Six current Connecticut judges argued before the U.S. Supreme Court between 1981 and 1991. Their recollections of those arguments – prepared by Judge Jon Blue of the Connecticut Superior Court for the annual Connecticut Judges Institute – present a portrait of the justices at work in an earlier era.

Judge Julia DiCocco Dewey argued before the court in a Fifth Amendment case about the admissibility of a criminal defendant’s statements when she was about eight months pregnant. She remembers a marshal informing her that a nurse was waiting in the anteroom in case she went into labor. The first argument that day – in Wimberly v. Labor and Industrial Relations Commission of Missouri – happened to address a woman’s claim for unemployment benefits after she was not rehired following her pregnancy leave for lack of an open position. The advocate argued that “pregnancy was an emotional, physical, and mental disability that required preferential treatment,” and Dewey remembers the sense that all of the justices, especially Justice Sandra Day O’Connor, were looking at her throughout the argument. (O’Connor wrote an opinion in Wimberly holding that Congress in the Federal Unemployment Tax Act intended to prohibit states from singling out pregnancy for unfavorable treatment, not to mandate preferential treatment.)

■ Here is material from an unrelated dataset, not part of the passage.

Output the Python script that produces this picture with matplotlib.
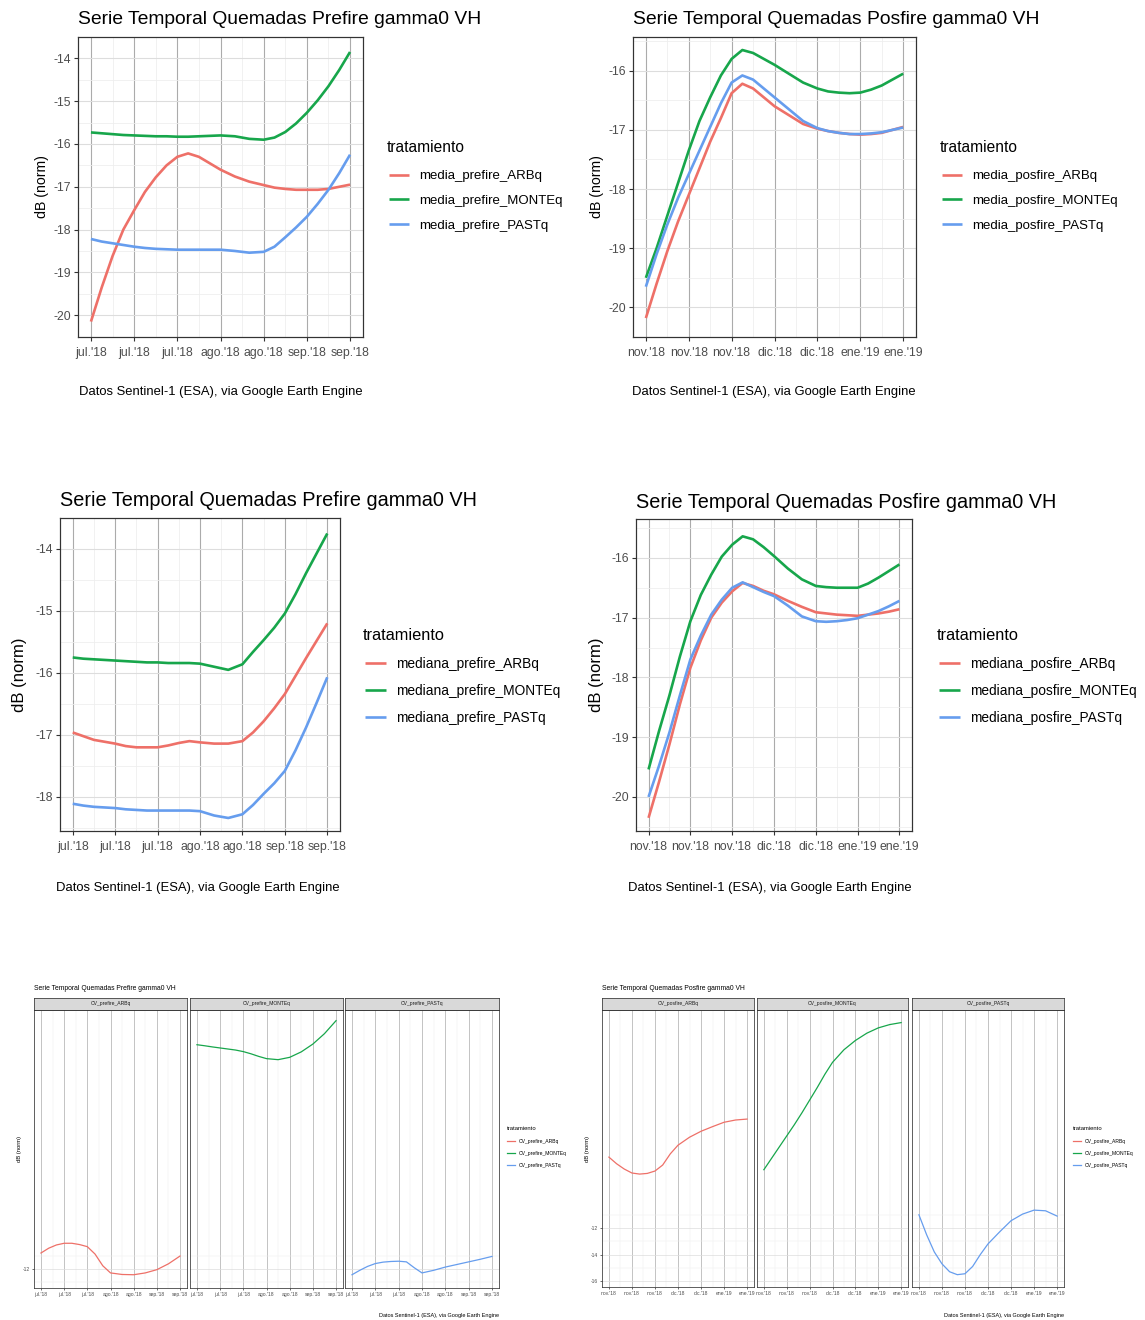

Judge Robert Genuario, who lost the argument against Dewey when the justices ruled that the defendant had voluntarily waived his right to counsel and his statements were therefore admissible, recalls answering questions about the facts from O’Connor, who as second-most junior justice sat on the far left of the bench. He heard a “booming voice,” like “a chain around [his] neck,” “jerking him back to the righthand side of the room.” It was Justice Antonin Scalia, the most junior justice, demanding, “that’s not what happened, counsel, is it?” The argument “went downhill from there.”

Other memories are less reverent: Justice Potter Stewart, who had just quit smoking, chewing rubber bands during oral argument; or Chief Justice Warren Burger, who, rumored to ask at least one “dumb question” every argument, fulfilled that prediction during Little v. Streater, in Blue’s estimation.